▸ **Required task**
No pictures belong in the copy; return exactly the lines from the one with "What Apache ECharts" through the one with "30, 35, 40];", both ends included, and nothing else.

▸ **Dataset records**
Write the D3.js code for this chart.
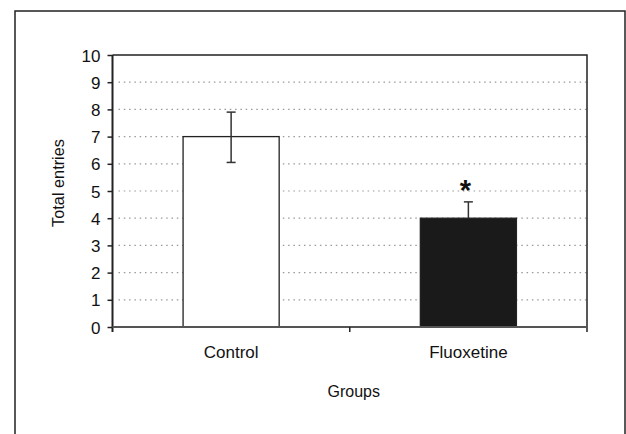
<!DOCTYPE html>
<html>
<head>
<meta charset="utf-8">
<script src="https://cdn.jsdelivr.net/npm/d3@7"></script>
<style>
  body { margin: 0; background: #fff; }
  text { font-family: "Liberation Sans", Arial, sans-serif; fill: #111; }
</style>
</head>
<body>
<div id="container"></div>
<script>
const groups = ["Control", "Fluoxetine"];
const means = [7.0, 4.0];
const errHigh = [7.9, 4.6];
const errLow = [6.05, null];
const marks = ["", "*"];
const yTicks = [0, 1, 2, 3, 4, 5, 6, 7, 8, 9, 10];

const width = 626;
const height = 434;
const plotLeft = 112.5, plotRight = 587, plotTop = 55, plotBottom = 327;

const svg = d3.select("#container")
  .append("svg")
    .attr("width", width)
    .attr("height", height);

// outer frame
svg.append("rect")
  .attr("x", 15).attr("y", 11)
  .attr("width", 610).attr("height", 440)
  .style("fill", "none")
  .style("stroke", "#222")
  .style("stroke-width", 1.5);

const x = d3.scaleBand()
  .domain(groups)
  .range([plotLeft, plotRight]);

const y = d3.scaleLinear()
  .domain([0, 10])
  .range([plotBottom, plotTop]);

const barW = x.bandwidth() * 0.405;

// grid lines
svg.selectAll(".grid")
  .data(yTicks.filter((d) => d > 0 && d < 10))
  .enter()
  .append("line")
    .attr("class", "grid")
    .attr("x1", plotLeft + 6)
    .attr("x2", plotRight)
    .attr("y1", (d) => y(d))
    .attr("y2", (d) => y(d))
    .style("stroke", "#999")
    .style("stroke-width", 1.2)
    .style("stroke-dasharray", "1.5,3.8");

// top and right frame of the plot
svg.append("path")
  .attr("d", `M${plotLeft},${y(10)}H${plotRight}V${plotBottom + 5}`)
  .style("fill", "none")
  .style("stroke", "#222")
  .style("stroke-width", 1.5);

// bars
svg.selectAll(".bar")
  .data(groups)
  .enter()
  .append("rect")
    .attr("class", "bar")
    .attr("x", (d) => x(d) + (x.bandwidth() - barW) / 2)
    .attr("y", (d, i) => y(means[i]))
    .attr("width", barW)
    .attr("height", (d, i) => y(0) - y(means[i]))
    .style("fill", (d, i) => i === 0 ? "#fff" : "#1a1a1a")
    .style("stroke", "#222")
    .style("stroke-width", 1.3);

// error bars
const cx = (d) => x(d) + x.bandwidth() / 2;
const err = svg.selectAll(".err")
  .data(groups)
  .enter()
  .append("g")
    .attr("class", "err")
    .style("stroke", "#333")
    .style("stroke-width", 1.5);

err.append("line")
  .attr("x1", cx).attr("x2", cx)
  .attr("y1", (d, i) => y(errLow[i] === null ? means[i] : errLow[i]))
  .attr("y2", (d, i) => y(errHigh[i]));

err.append("line")
  .attr("x1", (d) => cx(d) - 4.5).attr("x2", (d) => cx(d) + 4.5)
  .attr("y1", (d, i) => y(errHigh[i]))
  .attr("y2", (d, i) => y(errHigh[i]));

err.filter((d, i) => errLow[i] !== null)
  .append("line")
  .attr("x1", (d) => cx(d) - 4.5).attr("x2", (d) => cx(d) + 4.5)
  .attr("y1", (d) => y(errLow[groups.indexOf(d)]))
  .attr("y2", (d) => y(errLow[groups.indexOf(d)]));

// significance marks
svg.selectAll(".mark")
  .data(groups)
  .enter()
  .append("text")
    .attr("class", "mark")
    .attr("x", (d) => cx(d) - 3)
    .attr("y", (d, i) => y(errHigh[i]) - 2)
    .attr("text-anchor", "middle")
    .style("font-size", "29px")
    .style("font-weight", "bold")
    .text((d, i) => marks[i]);

// y axis
const yAxis = svg.append("g")
  .attr("transform", `translate(${plotLeft},0)`)
  .call(d3.axisLeft(y).tickValues(yTicks).tickSize(5).tickPadding(7));
yAxis.selectAll("text").style("font-size", "17px").attr("dy", "0.36em");
yAxis.select(".domain").style("stroke", "#222").style("stroke-width", 2).attr("d", `M0,${plotBottom + 5}V${plotTop}`);
yAxis.selectAll(".tick line").style("stroke", "#222").style("stroke-width", 1.5);

// x axis baseline with boundary ticks
svg.append("line")
  .attr("x1", plotLeft).attr("x2", plotRight)
  .attr("y1", y(0)).attr("y2", y(0))
  .style("stroke", "#555")
  .style("stroke-width", 2.2);

svg.selectAll(".xtick")
  .data(groups.slice(1))
  .enter()
  .append("line")
    .attr("class", "xtick")
    .attr("x1", (d) => x(d)).attr("x2", (d) => x(d))
    .attr("y1", y(0)).attr("y2", y(0) + 5)
    .style("stroke", "#222")
    .style("stroke-width", 1.5);

svg.selectAll(".xlabel")
  .data(groups)
  .enter()
  .append("text")
    .attr("class", "xlabel")
    .attr("x", cx)
    .attr("y", 358)
    .attr("text-anchor", "middle")
    .style("font-size", "17px")
    .text((d) => d);

// axis titles
svg.append("text")
  .attr("x", (plotLeft + plotRight) / 2 + 4)
  .attr("y", 397)
  .attr("text-anchor", "middle")
  .style("font-size", "16px")
  .text("Groups");

svg.append("text")
  .attr("transform", `translate(64,183) rotate(-90)`)
  .attr("text-anchor", "middle")
  .style("font-size", "16.3px")
  .text("Total entries");
</script>
</body>
</html>
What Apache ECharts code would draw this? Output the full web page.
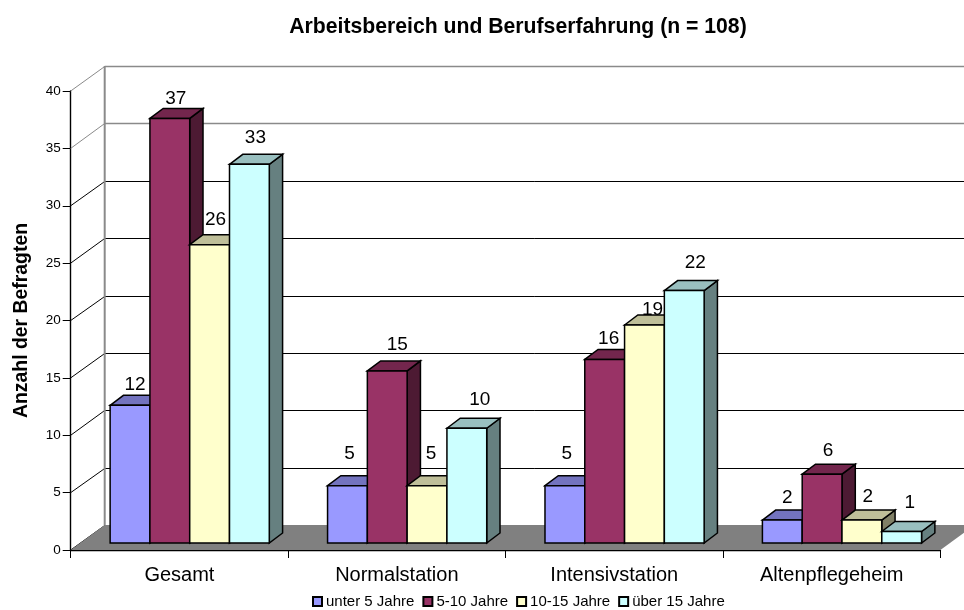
<!DOCTYPE html>
<html>
<head>
<meta charset="utf-8">
<style>
  html, body { margin: 0; padding: 0; background: #fff; }
  #chart { width: 964px; height: 610px; }
</style>
<script src="https://cdn.jsdelivr.net/npm/echarts@6/dist/echarts.min.js"></script>
</head>
<body>
<div id="chart"></div>
<script>
const categories = ['Gesamt', 'Normalstation', 'Intensivstation', 'Altenpflegeheim'];
const seriesNames = ['unter 5 Jahre', '5-10 Jahre', '10-15 Jahre', 'über 15 Jahre'];
const under5 = [12, 5, 5, 2];
const from5to10 = [37, 15, 16, 6];
const from10to15 = [26, 5, 19, 2];
const over15 = [33, 10, 22, 1];
const seriesValues = [under5, from5to10, from10to15, over15];
const yTicks = [0, 5, 10, 15, 20, 25, 30, 35, 40];

const frontColors = ['#9999ff', '#993366', '#ffffcc', '#ccffff'];
const topColors = ['#7373bf', '#73264d', '#bfbf99', '#99bfbf'];
const sideColors = ['#4d4d80', '#4d1a33', '#808066', '#668080'];

// excel puts the 3d data labels a bit unevenly, [dx, dy] from the bar's top front centre
const labelNudge = [
  [[5, -21], [2, -32], [2, -32], [5, -22]],
  [[6, -20], [10, -26], [4, -21], [6, -23]],
  [[6, -25], [4, -32], [8, -15], [6, -23]],
  [[6, -27], [13, -28], [11, -28], [8, -29]]
];

// 3d box geometry in px
const WALL_DX = 34, WALL_DY = -25;
const BAR_DX = 13.3, BAR_DY = -10;
const FLOOR_DX = 10.3, FLOOR_DY = -7;
const BAR_SHARE = 0.183;

const STROKE = { stroke: '#000', lineWidth: 1.5, lineJoin: 'miter' };

function renderWall(params, api) {
  const v = api.value(0);
  const cs = params.coordSys;
  const y = api.coord([0, v])[1];
  const left = cs.x;
  const right = cs.x + cs.width + WALL_DX;
  const backY = Math.round(y + WALL_DY) + 0.5;
  const grey = v >= 35;
  const colour = grey ? '#8a8a8a' : '#000';
  return {
    type: 'group',
    children: [
      { type: 'line', shape: { x1: left, y1: y, x2: left + WALL_DX, y2: backY }, style: { stroke: colour, lineWidth: 1 } },
      { type: 'line', shape: { x1: left + WALL_DX, y1: backY, x2: right, y2: backY }, style: { stroke: colour, lineWidth: grey ? 1.5 : 1 } }
    ]
  };
}

function renderFloor(params, api) {
  const cs = params.coordSys;
  const y0 = api.coord([0, 0])[1];
  const y40 = api.coord([0, 40])[1];
  const l = cs.x, r = cs.x + cs.width;
  return {
    type: 'group',
    children: [
      { type: 'line', shape: { x1: l + WALL_DX, y1: y40 + WALL_DY, x2: l + WALL_DX, y2: y0 + WALL_DY }, style: { stroke: '#8a8a8a', lineWidth: 2 } },
      {
        type: 'polygon',
        shape: { points: [[l, y0], [l + WALL_DX, y0 + WALL_DY], [r + WALL_DX, y0 + WALL_DY], [r, y0]] },
        style: { fill: '#808080' }
      }
    ]
  };
}

function makeBarRenderer(s) {
  return function (params, api) {
    const c = api.value(0);
    const v = api.value(1);
    const band = api.size([1, 0])[0];
    const w = band * BAR_SHARE;
    const x = api.coord([c, 0])[0] + FLOOR_DX + (s - 2) * w;
    const yBase = api.coord([c, 0])[1] + FLOOR_DY;
    const yTop = api.coord([c, v])[1] + FLOOR_DY;
    const nudge = labelNudge[s][c];
    return {
      type: 'group',
      children: [
        {
          type: 'polygon',
          shape: { points: [[x + w, yTop], [x + w + BAR_DX, yTop + BAR_DY], [x + w + BAR_DX, yBase + BAR_DY], [x + w, yBase]] },
          style: { fill: sideColors[s], ...STROKE }
        },
        {
          type: 'polygon',
          shape: { points: [[x, yTop], [x + BAR_DX, yTop + BAR_DY], [x + w + BAR_DX, yTop + BAR_DY], [x + w, yTop]] },
          style: { fill: topColors[s], ...STROKE }
        },
        {
          type: 'rect',
          shape: { x: x, y: yTop, width: w, height: yBase - yTop },
          style: { fill: frontColors[s], ...STROKE }
        },
        {
          type: 'text',
          style: {
            text: String(v),
            x: x + w / 2 + nudge[0],
            y: yTop + nudge[1],
            align: 'center',
            verticalAlign: 'middle',
            fontFamily: '"Liberation Sans", Arial, sans-serif',
            fontSize: 19,
            fill: '#000'
          }
        }
      ]
    };
  };
}

const chart = echarts.init(document.getElementById('chart'), null, { renderer: 'canvas' });

chart.setOption({
  animation: false,
  backgroundColor: '#fff',
  textStyle: { fontFamily: '"Liberation Sans", Arial, sans-serif', color: '#000' },
  title: {
    text: 'Arbeitsbereich und Berufserfahrung (n = 108)',
    left: 513,
    top: 12,
    textAlign: 'center',
    textStyle: { fontSize: 21.2, fontWeight: 'bold', color: '#000', fontFamily: '"Liberation Sans", Arial, sans-serif' }
  },
  legend: {
    data: seriesNames,
    left: 307,
    top: 589,
    itemWidth: 9,
    itemHeight: 9,
    itemGap: 8,
    icon: 'rect',
    textStyle: { fontSize: 15, padding: [0, 0, 0, -1], color: '#000' }
  },
  grid: { left: 70.7, right: 23.6, top: 91, height: 459, containLabel: false },
  xAxis: {
    type: 'category',
    data: categories,
    axisLine: { lineStyle: { color: '#000', width: 1.4 } },
    axisTick: { show: true, length: 8, lineStyle: { color: '#000' } },
    axisLabel: { fontSize: 20, color: '#000', margin: 15 },
    splitLine: { show: false }
  },
  yAxis: {
    type: 'value',
    min: 0,
    max: 40,
    interval: 5,
    name: 'Anzahl der Befragten',
    nameLocation: 'middle',
    nameRotate: 90,
    nameGap: 40,
    nameTextStyle: { fontSize: 19.4, fontWeight: 'bold', color: '#000' },
    axisLine: { show: true, lineStyle: { color: '#000', width: 1.4 } },
    axisTick: { show: true, length: 8, lineStyle: { color: '#000' } },
    axisLabel: { fontSize: 13.5, color: '#000', margin: 10 },
    splitLine: { show: false }
  },
  series: [
    {
      type: 'custom',
      name: 'wall',
      silent: true,
      clip: false,
      data: yTicks.map((t) => [t]),
      encode: { y: 0 },
      renderItem: renderWall
    },
    {
      type: 'custom',
      name: 'floor',
      silent: true,
      clip: false,
      data: [[0]],
      encode: { y: 0 },
      renderItem: renderFloor
    },
    ...seriesNames.map((name, s) => ({
      type: 'custom',
      name: name,
      clip: false,
      itemStyle: { color: frontColors[s], borderColor: '#000', borderWidth: 1.4 },
      data: seriesValues[s].map((v, c) => [c, v]),
      encode: { x: 0, y: 1 },
      renderItem: makeBarRenderer(s)
    }))
  ]
});
</script>
</body>
</html>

▸ **Written reply**
What Apache ECharts code would draw this? Output the full web page.
<!DOCTYPE html>
<html>
<head>
<meta charset="utf-8">
<style>
  html, body { margin: 0; padding: 0; background: #fff; }
  #chart { width: 964px; height: 610px; }
</style>
<script src="https://cdn.jsdelivr.net/npm/echarts@6/dist/echarts.min.js"></script>
</head>
<body>
<div id="chart"></div>
<script>
const categories = ['Gesamt', 'Normalstation', 'Intensivstation', 'Altenpflegeheim'];
const seriesNames = ['unter 5 Jahre', '5-10 Jahre', '10-15 Jahre', 'über 15 Jahre'];
const under5 = [12, 5, 5, 2];
const from5to10 = [37, 15, 16, 6];
const from10to15 = [26, 5, 19, 2];
const over15 = [33, 10, 22, 1];
const seriesValues = [under5, from5to10, from10to15, over15];
const yTicks = [0, 5, 10, 15, 20, 25, 30, 35, 40];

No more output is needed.